RE: Buying description of "tech women" (none / 0) (#12)
by chloedancer on Sat Oct 27th, 2001 at 07:08:16 PM PST
Do you actually believe that women behave the same way as you've observed with one another when there are no guys around? How wonderfully naive. Women can be just as insulting and crass as men, in certain circumstances; put-downs being a common form of communication between geeks, after all.

And have I noted anything about nipples protruding visibly? A well-constructed bra makes this a non-issue, regardless of temperature. I'd just rather not have to deal with chilled arms, given the choice.

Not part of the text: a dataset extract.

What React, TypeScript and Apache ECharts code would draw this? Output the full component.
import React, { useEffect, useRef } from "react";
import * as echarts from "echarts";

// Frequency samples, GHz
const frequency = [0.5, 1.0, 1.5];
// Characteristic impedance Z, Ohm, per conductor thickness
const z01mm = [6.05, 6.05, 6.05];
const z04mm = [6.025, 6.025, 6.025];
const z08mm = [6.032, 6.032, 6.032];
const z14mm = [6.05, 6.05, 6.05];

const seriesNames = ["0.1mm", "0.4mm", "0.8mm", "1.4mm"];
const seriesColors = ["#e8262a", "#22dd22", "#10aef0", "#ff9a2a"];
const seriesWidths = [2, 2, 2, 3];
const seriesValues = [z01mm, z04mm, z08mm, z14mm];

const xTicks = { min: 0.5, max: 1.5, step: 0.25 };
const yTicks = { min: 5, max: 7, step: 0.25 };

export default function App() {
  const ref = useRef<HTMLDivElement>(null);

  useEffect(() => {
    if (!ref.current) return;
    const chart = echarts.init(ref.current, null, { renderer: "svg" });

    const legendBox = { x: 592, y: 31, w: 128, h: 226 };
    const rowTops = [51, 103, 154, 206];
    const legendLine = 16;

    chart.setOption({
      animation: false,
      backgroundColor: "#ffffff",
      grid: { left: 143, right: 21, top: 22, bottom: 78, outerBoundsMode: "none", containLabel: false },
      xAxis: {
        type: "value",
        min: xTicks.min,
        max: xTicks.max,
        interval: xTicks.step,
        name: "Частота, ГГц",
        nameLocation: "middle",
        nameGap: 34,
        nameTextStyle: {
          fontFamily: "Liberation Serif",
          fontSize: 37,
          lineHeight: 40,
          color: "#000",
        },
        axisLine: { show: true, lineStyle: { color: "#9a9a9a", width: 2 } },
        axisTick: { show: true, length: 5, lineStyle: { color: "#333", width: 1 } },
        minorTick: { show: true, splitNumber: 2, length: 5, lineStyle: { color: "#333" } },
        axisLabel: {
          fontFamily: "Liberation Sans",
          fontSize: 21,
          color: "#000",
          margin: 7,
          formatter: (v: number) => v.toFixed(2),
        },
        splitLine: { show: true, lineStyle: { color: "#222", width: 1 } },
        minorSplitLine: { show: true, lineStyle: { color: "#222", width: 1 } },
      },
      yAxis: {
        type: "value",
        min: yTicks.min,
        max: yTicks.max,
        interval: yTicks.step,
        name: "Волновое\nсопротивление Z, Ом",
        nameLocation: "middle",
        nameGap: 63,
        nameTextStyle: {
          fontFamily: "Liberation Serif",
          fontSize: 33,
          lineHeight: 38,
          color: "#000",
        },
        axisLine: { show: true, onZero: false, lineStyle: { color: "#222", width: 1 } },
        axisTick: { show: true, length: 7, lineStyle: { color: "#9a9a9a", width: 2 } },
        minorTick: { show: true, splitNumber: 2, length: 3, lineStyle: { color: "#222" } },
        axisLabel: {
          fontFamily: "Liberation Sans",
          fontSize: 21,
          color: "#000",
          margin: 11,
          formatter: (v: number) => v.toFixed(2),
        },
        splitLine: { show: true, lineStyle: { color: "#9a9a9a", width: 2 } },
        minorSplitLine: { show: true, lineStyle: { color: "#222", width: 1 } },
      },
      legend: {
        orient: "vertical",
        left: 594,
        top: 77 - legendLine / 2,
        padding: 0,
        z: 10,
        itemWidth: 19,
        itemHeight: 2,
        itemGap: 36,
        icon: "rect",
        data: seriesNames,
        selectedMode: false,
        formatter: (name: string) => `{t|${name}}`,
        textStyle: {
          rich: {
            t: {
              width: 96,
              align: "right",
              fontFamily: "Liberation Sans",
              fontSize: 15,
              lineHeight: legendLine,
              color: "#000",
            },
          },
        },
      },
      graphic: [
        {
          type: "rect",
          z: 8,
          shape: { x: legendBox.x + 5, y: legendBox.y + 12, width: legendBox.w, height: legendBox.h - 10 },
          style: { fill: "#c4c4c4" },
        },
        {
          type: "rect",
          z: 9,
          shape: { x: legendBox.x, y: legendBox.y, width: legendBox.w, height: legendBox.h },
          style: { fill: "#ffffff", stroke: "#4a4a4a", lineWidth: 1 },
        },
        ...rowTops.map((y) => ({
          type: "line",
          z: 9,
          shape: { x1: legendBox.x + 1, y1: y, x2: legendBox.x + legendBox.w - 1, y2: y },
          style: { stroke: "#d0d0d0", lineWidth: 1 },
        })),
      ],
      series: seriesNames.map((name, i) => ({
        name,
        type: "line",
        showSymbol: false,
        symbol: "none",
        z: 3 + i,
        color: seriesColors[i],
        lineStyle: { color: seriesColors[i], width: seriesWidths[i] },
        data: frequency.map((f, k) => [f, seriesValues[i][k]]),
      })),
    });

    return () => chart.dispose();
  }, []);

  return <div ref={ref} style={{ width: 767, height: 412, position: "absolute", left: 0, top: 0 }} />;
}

Never have been much of a crotch-checker or a footwear enthusiast, myself. But suggesting that one of my male colleagues wear a bra for a day -- that's an idea with humorous possibilities! The cycling shorts idea would be comparable in terms of potential discomfort, however, I just can't imagine most of the guys at work as being willing to test that out, either.

on the subject of breasts, (none / 0) (#4)
by nathan on Fri Oct 26th, 2001 at 05:24:12 PM PST
why is it that women are so enthusiastic about striking lame, self-conscious, sex-segregated poses? "I'm a grrrl, I'm a cheerleader, I'm a h4x0r chick. I'm a librarian." It's goddamned bizarre.

My thesis is that it has to do with the well-known phenomenon of the lower incidence of both genius and idiocy among women than men.

Li'l Sis: Yo, that's a real grey area. Even by my lax standards.